Every product manager dreams of his / her product turning into the next iPhone, or Google search engine, or some other runaway success like that. However, as we all too well know, the odds of that ever happening are actually pretty slim. However, maybe there’s another way to become successful and famous. Maybe the key to Product Management stardom is not in being an innovator, but rather in being a really, really good copycat?
You Mean I’m Allowed To Copy Off Of Others?
Would you like to know an ugly little secret? Dr. Oded Shenkar has been studying this area and he’s discovered that roughly 97.8% of the ultimate value that an innovation creates will end up going to the imitator firms, not the inventor firm.
Dr. Shenkar also points out that the world of copycats is moving even faster these days. In the old days it took a long time to copy someone else’s product, now not so long. A case in point is the mini-van that was invented by Chrysler back in the 1980′s. It was another 10 years before another car company came out with an imitation. On the other hand, CD players were imitated after only 3 years.
Just Making A Copy Isn’t Enough
Before you run off to go buy a copy of whatever your competition is making so that you can start to stamp out clones of it, you might want to wait for just a minute. Making exact copies of someone else’s product is going to get you in trouble with the patent office and it’s not going to help you to be successful.
What a copycat product manager needs to realize is that it’s not enough to copy another product, you actually need to improve on it. This is where things get difficult.
In order to find the right products to copy, a product manager needs to be constantly searching for the next candidate to copy. Where this product is going to be found is never clear – you may have to search far and wide in multiple industries to find what you are looking for.
Once you find a product that would be a good fit for your company to copy, your work as a product manager is just beginning. What needs to be done now is to understand what the core essence of the product to be copied is: why do people like it / use it / want it? What you are going to need to do is to create a way to make it cheaper, better, or faster than the original firm.
Why Aren’t More Product Managers Copycats?
Given that all of the evidence points to the simple fact that product managers who are good at copying what others have done end up being more successful leads to a simple question: why don’t more of us do this?

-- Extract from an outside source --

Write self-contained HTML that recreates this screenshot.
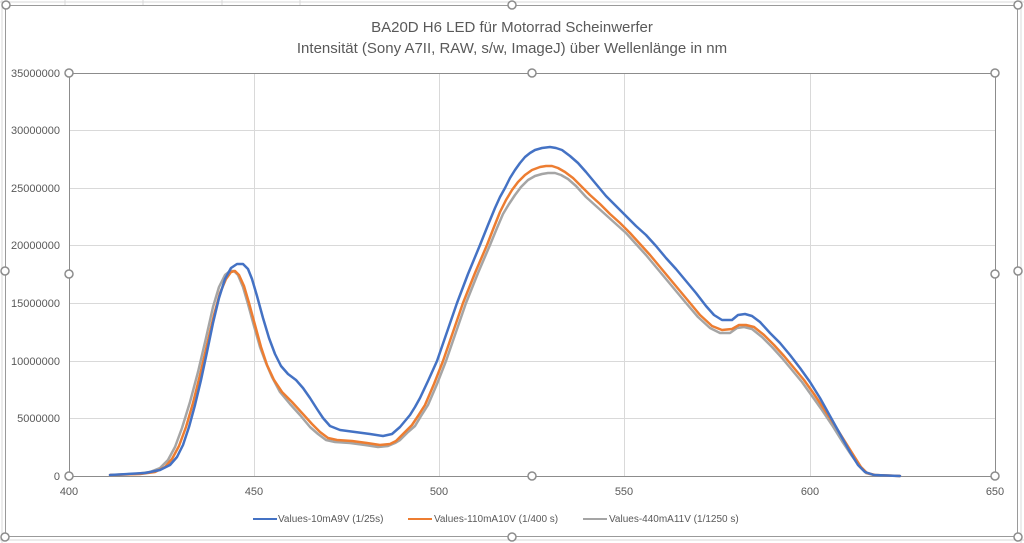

It turns out that the answer to this question is pretty simple: we’ve been conditioned to think of being a copycat as being “wrong”. Most firms like to think of themselves as being innovators, not as being imitators.
Too often we view the process of creating a copy of an existing product as being in some way undignified. What we’re missing is that if you are taking an original idea and then improving on it, you are well on your way to product success.
What All Of This Means For You
Apple is a great company that comes up with really innovative products such as the iPad. However, time will show that most of the value of the iPad won’t go to Apple – instead it will go to firms that create and deploy copycat products that do a better job than the iPad does.
Although most firms don’t like to think of themselves as being imitators instead of innovators, this is where the real value is. The secret is to make sure that you don’t just create a copy of a product, but rather that you improve on the original in a way that will make it even more attractive to potential customers.
The key to being a successful imitator product manager is to learn to keep your eyes open. Where the next product that you can improve on will be found is always a mystery. To win the race to deliver a successful product, you don’t have to be first, you just have to be the best.